Le gouvernement donne cette semaine le coup d'envoi officiel de l'élaboration du budget 2011, pris en tenailles entre la nécessité de concilier rigueur et relance de l'économie, un exercice à haut risque résumé par son nouveau concept de "ri-lance".
Lors du débat d'orientation budgétaire prévu mardi à l'Assemblée nationale, puis jeudi au Sénat, il va préciser comment il entend résoudre cette équation budgétaire, a priori sans solution.
La ministre de l'Economie, Christine Lagarde, a usé dimanche d'un néologisme pour qualifier la politique française de sortie de crise: la "ri-lance", contraction de "rigueur" et "relance".
"Un subtil dosage", selon elle, qui consiste à "réduire la dépense publique là où ce sera le moins douloureux pour la perspective de relance de l'activité économique".
Les premiers à goûter ce savant mélange seront les différents ministères. Matignon doit en effet leurs envoyer en début de semaine les "lettres plafonds", synthétisant les crédits qu'ils seront autorisés à dépenser.
Le régime général est déjà connu: les marges de manoeuvre sont quasi nulles, et presque tous les ministères seront mis à la diète.
Le gouvernement, qui s'est engagé coûte que coûte à ramener son déficit public de 8% du produit intérieur brut (PIB) cette année, un record, à 6% en 2011 et 3% en 2013, a annoncé la couleur: les dépenses de l'Etat, hors charge de la dette et pensions de retraites, seront maintenues au même niveau qu'en 2010.
La Défense devrait être partiellement épargnée: son budget triennal pourrait in fine être amputé de seulement 1,5 milliard d'euros par rapport à ce qui était prévu jusqu'ici, contre 5 milliards si le ministère s'était vu appliquer à la lettre ce gel des dépenses.

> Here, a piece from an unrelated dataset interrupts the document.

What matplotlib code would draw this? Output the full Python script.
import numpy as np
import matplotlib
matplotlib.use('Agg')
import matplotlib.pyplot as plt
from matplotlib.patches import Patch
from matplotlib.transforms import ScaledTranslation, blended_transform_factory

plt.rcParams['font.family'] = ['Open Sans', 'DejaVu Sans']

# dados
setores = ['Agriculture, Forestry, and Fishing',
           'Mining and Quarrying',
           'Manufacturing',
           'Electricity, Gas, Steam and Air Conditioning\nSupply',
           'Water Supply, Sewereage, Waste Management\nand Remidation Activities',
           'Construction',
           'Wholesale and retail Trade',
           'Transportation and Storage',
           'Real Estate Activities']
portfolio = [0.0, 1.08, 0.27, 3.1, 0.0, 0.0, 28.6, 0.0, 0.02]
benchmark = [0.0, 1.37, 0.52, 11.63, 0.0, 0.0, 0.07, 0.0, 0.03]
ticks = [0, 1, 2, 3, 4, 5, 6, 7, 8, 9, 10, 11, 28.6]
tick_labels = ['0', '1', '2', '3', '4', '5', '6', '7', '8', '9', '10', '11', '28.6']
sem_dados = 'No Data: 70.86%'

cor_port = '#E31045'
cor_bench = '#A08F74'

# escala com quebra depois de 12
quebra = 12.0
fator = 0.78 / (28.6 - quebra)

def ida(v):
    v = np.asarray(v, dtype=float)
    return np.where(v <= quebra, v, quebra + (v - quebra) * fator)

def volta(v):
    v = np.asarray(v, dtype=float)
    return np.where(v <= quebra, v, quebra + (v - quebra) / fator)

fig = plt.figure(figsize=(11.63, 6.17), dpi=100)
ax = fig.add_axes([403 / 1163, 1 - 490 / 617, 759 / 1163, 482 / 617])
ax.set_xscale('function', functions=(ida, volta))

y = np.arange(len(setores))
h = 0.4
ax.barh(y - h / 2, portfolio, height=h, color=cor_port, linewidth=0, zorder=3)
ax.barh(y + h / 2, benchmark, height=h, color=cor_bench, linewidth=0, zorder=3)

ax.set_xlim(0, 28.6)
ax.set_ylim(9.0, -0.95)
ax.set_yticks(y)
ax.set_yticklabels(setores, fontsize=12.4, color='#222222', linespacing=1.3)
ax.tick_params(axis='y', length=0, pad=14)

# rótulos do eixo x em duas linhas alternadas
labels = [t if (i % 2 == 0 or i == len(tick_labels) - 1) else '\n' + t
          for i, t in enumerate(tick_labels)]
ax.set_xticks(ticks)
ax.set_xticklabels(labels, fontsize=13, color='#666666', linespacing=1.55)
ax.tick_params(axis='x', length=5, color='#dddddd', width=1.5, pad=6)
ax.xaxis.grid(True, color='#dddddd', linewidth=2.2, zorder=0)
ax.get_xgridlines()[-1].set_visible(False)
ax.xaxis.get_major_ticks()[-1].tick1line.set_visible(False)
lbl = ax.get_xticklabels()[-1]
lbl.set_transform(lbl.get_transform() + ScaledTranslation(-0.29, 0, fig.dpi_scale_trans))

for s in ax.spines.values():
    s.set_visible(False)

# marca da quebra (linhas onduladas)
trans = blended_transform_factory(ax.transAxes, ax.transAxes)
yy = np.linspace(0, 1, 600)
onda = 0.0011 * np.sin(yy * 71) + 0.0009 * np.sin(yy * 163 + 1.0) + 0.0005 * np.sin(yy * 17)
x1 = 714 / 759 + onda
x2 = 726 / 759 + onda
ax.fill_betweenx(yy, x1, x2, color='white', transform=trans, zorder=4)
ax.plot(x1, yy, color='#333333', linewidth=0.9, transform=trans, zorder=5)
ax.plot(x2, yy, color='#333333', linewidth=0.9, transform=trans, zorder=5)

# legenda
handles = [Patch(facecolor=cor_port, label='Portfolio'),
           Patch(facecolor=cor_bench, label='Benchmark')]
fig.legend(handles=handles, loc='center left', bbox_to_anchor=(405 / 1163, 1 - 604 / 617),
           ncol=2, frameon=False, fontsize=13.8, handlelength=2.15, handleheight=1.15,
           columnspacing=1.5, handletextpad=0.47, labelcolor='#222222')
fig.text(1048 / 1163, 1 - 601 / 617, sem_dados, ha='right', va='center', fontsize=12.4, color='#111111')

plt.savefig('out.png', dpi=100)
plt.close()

Parmi les autres exceptions, Le Figaro citait lundi les budgets de l'enseignement supérieur et la recherche, mais aussi de l'aide publique au développement.
En réduisant de 10% les dépenses de fonctionnement de l'Etat et de ses opérateurs, le gouvernement espère économiser 2 milliards d'euros d'ici 2013.
La baisse programmée de 10% des crédits d'intervention, ces aides économiques et sociales (emploi, logement, etc.) qui représentent 66 milliards d'euros au total, doit, elle, permettre une économie d'environ 5 milliards d'euros sur la période.
Reste à connaître les arbitrages du gouvernement, qui a promis de ne pas pénaliser l'emploi et les ménages les plus fragiles.
Le rapporteur général UMP du budget à l'Assemblée, Gilles Carrez, a appelé lundi à des "choix difficiles mais nécessaires", suggérant, par exemple, le gel systématique des prestations comme les aides au logement ou la restriction des hausses de primes pour les fonctionnaires.
Un gel du point d'indice des salaires des fonctionnaires est pour l'instant acté, pour l'an prochain.
Mais tout en coupant dans les dépenses, et en augmentant au passage les impôts via un coup de rabot aux niches fiscales, le gouvernement doit prendre garde de ne pas tuer la reprise dans l'oeuf.
"Cette équation entre rigueur et relance est intenable, il faut faire soit l'un soit l'autre", estime Alexander Law, économiste chez Xerfi. Selon lui, le gouvernement aurait dû attendre quelques mois avant d'annoncer une politique d'austérité. Car "les marchés sanctionneront de toute façon toute déception sur la croissance", juge-t-il.
Le gouvernement s'accroche toujours jusqu'ici à une prévision de croissance de 2,5% dès l'an prochain, pourtant jugée trop optimiste par de nombreux économistes et institutions internationales. Il pourrait la revoir en août, au vu des chiffres du deuxième trimestre. Et devoir annoncer au passage, de nouvelles mesures d'austérité.